Six out of 10 worried for personal wellbeing

Anna Dorsey. Photo: supplied
Anna Dorsey. Photo: supplied
Six out of 10 Queenstown and Upper Clutha residents worry about their mental and emotional health.

In 2020, the Queenstown Lakes Community Housing Trust survey report identified various wellbeing-related concerns in the period of time following the Covid-19 lockdowns.

GoodYarn, Te Hau Toka Southern Lakes Wellbeing and Southern Wellbeing Trust have taken a proactive approach to provide support surrounding those worries.

Southern Wellbeing Trust general manager Anna Dorsey said mental health education was not just a short-term response, but a solution for long-term support.

Coming from a public health background, she acknowledged there could be barriers in seeking clinical support for people struggling.

"We’ve seen that people will often first talk with close friends or family before seeking clinical support. Because of this, our model is peer-to-peer focused.
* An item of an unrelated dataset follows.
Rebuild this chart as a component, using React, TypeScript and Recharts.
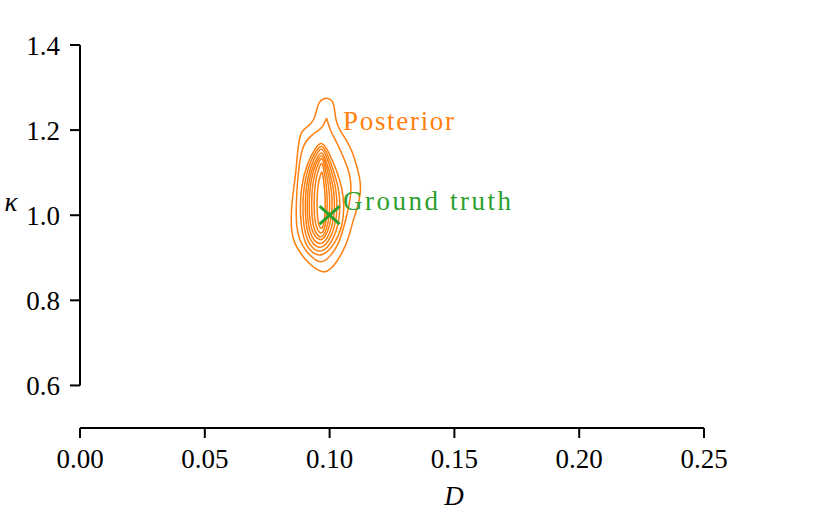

It’s about empowering our community [members] to support one another," she said.

In order to provide long-term safe spaces, the community needed to be resourced to facilitate supportive conversations, she said.

Te Hau Toka Southern Lakes Wellbeing group chairwoman Adell Cox said mental health had become a focus for workplace safety.

"Prioritising wellbeing has never been more important, given the challenges our community and businesspeople have been facing."

Ms Cox identified tourism, accommodation, hospitality and retail businesses in particular, as those who have been "doing it tough".

The top needs identified in the survey were safety-related and encompassed health, financial situations and employment.

Six free workshops throughout May and June in Queenstown and Wanaka focused on mental health education.

Location and dates were available on the Southern Wellbeing Trust’s website.